This assumption of exact physical equivalence makes it impossible for us to speak of the absolute acceleration of the system of reference, just as the usual theory of relativity forbids us to talk of the absolute velocity of a system; and it makes the equal falling of all bodies in a gravitational field seem a matter of course.
All viewpoints, accelerated or not, are encompassed within Einstein's general theory, and since rotating points of view or reference frames are in actuality just another kind of accelerated viewpoint, rotating frames are fully instantiated under general relativity.
Thus, though it's frequently noted that Einstein's general relativity has displaced Newton's gravitation, a consequence less noticed by many, however, is that Copernicus has also been likewise dethroned.

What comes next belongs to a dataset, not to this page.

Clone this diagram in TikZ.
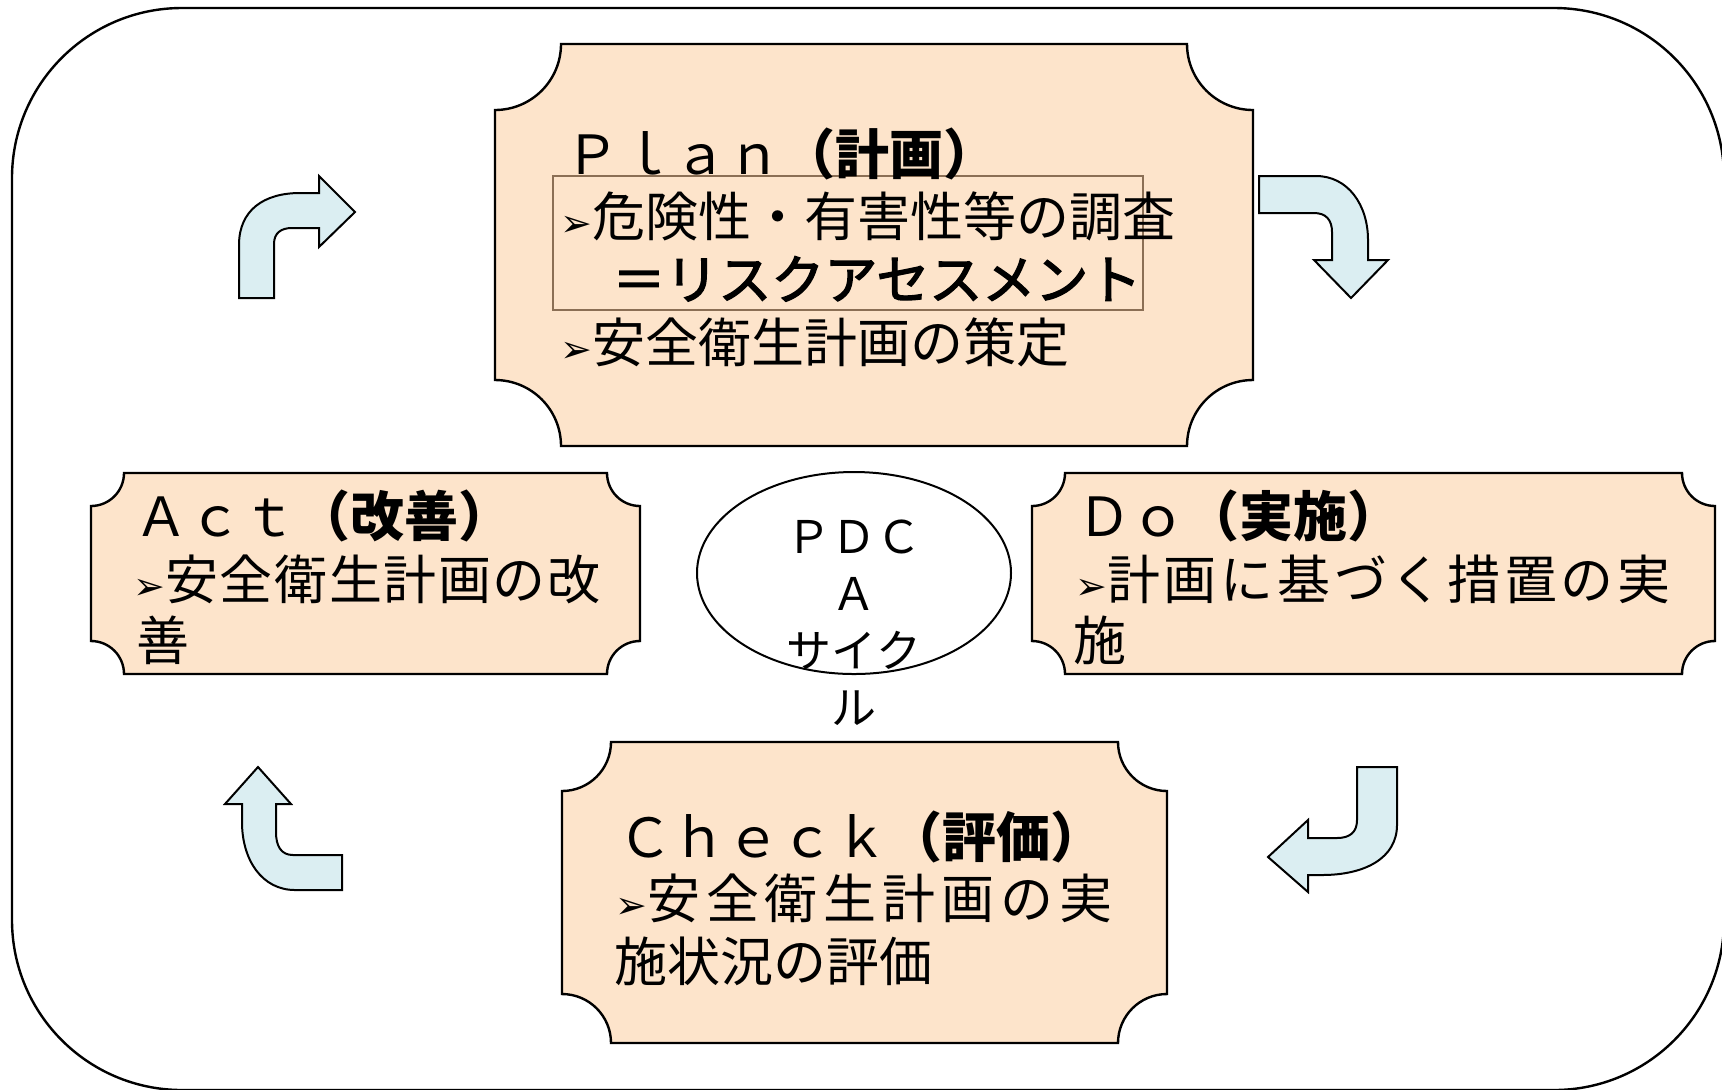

Under general relativity, it's just as valid and “true” to consider the universe as rotating once a day about a fixed and stationary Earth (i.e., the Ptolemaic universe), as it is to regard a rotating Earth revolving about a Sun within a more or less stationary universe (the Copernican system).
When it is Earth that is considered motionless, it's gravitational fields induced by the universe spinning round it, rather than the inertia of a rotating Earth, that raises up the Earth's equatorial “bulge,” and so forth.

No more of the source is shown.